- [CHALLENGE]: Provide only the number of lines in the listing that contain the string "with".

- [STORED RECORDS]:
———
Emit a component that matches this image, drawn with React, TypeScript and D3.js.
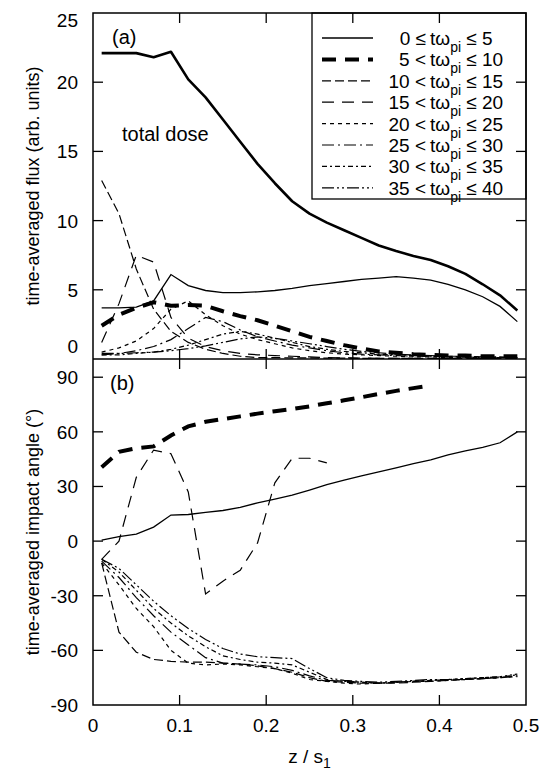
———
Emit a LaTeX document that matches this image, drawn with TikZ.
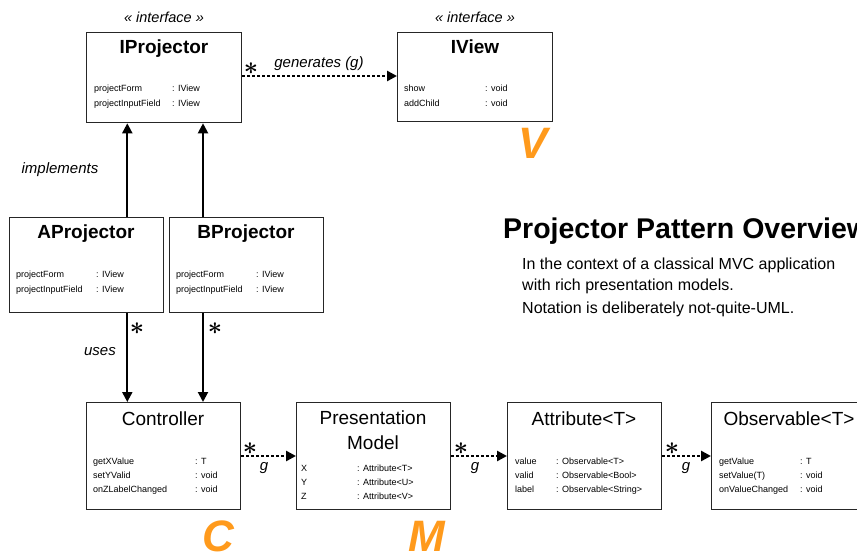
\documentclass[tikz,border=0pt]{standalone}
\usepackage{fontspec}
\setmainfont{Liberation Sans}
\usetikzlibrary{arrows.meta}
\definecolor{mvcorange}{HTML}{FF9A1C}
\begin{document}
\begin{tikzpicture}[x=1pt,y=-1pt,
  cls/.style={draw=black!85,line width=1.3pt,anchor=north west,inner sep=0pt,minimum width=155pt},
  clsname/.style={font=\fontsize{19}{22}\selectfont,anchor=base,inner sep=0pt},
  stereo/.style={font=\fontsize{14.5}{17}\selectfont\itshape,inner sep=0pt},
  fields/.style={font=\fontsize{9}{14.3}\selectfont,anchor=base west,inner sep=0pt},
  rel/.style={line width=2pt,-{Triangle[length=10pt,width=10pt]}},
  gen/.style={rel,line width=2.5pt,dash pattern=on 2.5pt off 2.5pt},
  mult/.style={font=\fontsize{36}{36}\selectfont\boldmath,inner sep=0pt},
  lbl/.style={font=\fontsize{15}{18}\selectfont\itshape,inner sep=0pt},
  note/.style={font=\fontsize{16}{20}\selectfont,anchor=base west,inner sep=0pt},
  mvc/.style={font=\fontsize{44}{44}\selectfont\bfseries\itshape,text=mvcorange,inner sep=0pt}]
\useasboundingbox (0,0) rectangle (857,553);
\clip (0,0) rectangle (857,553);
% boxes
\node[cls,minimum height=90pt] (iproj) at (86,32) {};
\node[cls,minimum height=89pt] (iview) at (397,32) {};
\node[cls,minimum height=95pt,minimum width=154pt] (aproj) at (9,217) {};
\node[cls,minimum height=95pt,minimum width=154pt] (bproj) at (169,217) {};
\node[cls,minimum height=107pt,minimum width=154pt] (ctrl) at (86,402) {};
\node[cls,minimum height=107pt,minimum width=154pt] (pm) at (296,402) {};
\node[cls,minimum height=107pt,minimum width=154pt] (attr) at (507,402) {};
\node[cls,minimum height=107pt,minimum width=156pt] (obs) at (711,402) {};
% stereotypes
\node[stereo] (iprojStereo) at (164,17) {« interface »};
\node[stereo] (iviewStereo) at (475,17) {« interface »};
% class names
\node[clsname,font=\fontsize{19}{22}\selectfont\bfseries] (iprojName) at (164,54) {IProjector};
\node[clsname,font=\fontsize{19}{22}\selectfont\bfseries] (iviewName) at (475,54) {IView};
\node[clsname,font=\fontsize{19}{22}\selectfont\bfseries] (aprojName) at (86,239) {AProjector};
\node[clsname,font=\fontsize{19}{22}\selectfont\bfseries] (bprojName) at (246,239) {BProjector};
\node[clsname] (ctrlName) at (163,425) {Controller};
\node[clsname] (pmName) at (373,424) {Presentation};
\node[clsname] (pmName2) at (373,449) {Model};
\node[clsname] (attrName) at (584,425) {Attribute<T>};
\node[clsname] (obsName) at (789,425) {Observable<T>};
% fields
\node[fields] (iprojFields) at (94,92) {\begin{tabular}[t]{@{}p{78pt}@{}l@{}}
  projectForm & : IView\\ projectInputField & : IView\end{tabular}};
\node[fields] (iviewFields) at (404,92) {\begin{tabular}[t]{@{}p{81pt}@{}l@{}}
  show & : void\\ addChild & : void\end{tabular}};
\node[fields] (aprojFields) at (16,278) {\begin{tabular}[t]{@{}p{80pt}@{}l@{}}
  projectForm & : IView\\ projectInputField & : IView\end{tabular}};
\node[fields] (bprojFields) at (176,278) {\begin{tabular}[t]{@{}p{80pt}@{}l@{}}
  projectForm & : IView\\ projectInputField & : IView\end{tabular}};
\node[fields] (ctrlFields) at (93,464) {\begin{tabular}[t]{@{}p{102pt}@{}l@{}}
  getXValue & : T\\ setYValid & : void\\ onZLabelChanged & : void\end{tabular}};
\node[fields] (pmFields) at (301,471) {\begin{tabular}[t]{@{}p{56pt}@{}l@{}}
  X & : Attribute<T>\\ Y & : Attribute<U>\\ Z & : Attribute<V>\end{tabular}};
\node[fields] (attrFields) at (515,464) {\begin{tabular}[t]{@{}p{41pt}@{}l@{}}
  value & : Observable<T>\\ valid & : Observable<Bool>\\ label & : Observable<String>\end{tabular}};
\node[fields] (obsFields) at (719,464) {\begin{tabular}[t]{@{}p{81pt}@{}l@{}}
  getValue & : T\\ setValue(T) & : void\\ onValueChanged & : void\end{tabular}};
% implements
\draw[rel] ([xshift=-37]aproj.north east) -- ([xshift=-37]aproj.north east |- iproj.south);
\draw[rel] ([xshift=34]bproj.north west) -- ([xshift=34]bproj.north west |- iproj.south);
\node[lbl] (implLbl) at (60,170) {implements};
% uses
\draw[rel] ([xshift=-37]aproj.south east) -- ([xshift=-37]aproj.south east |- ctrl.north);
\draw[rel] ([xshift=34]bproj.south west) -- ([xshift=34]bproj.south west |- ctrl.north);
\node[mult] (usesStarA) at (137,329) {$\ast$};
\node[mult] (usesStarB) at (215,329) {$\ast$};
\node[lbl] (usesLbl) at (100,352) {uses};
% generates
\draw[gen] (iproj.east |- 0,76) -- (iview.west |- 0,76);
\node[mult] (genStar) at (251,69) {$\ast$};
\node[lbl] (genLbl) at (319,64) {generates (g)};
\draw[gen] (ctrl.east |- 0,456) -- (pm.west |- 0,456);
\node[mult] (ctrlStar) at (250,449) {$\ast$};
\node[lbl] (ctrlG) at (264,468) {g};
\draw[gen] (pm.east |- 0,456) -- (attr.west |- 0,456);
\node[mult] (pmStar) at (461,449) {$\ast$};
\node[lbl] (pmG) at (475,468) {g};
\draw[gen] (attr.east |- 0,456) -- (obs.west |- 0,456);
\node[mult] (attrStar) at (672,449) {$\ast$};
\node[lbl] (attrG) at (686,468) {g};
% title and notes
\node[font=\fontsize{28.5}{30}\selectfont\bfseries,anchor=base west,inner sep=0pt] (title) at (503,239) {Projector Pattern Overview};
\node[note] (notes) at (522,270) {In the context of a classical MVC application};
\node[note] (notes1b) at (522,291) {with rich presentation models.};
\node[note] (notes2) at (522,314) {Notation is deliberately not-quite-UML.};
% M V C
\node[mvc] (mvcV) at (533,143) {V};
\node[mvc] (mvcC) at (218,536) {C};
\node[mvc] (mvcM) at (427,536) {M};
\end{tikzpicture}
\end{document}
———
- [WORKED SOLUTION]: 3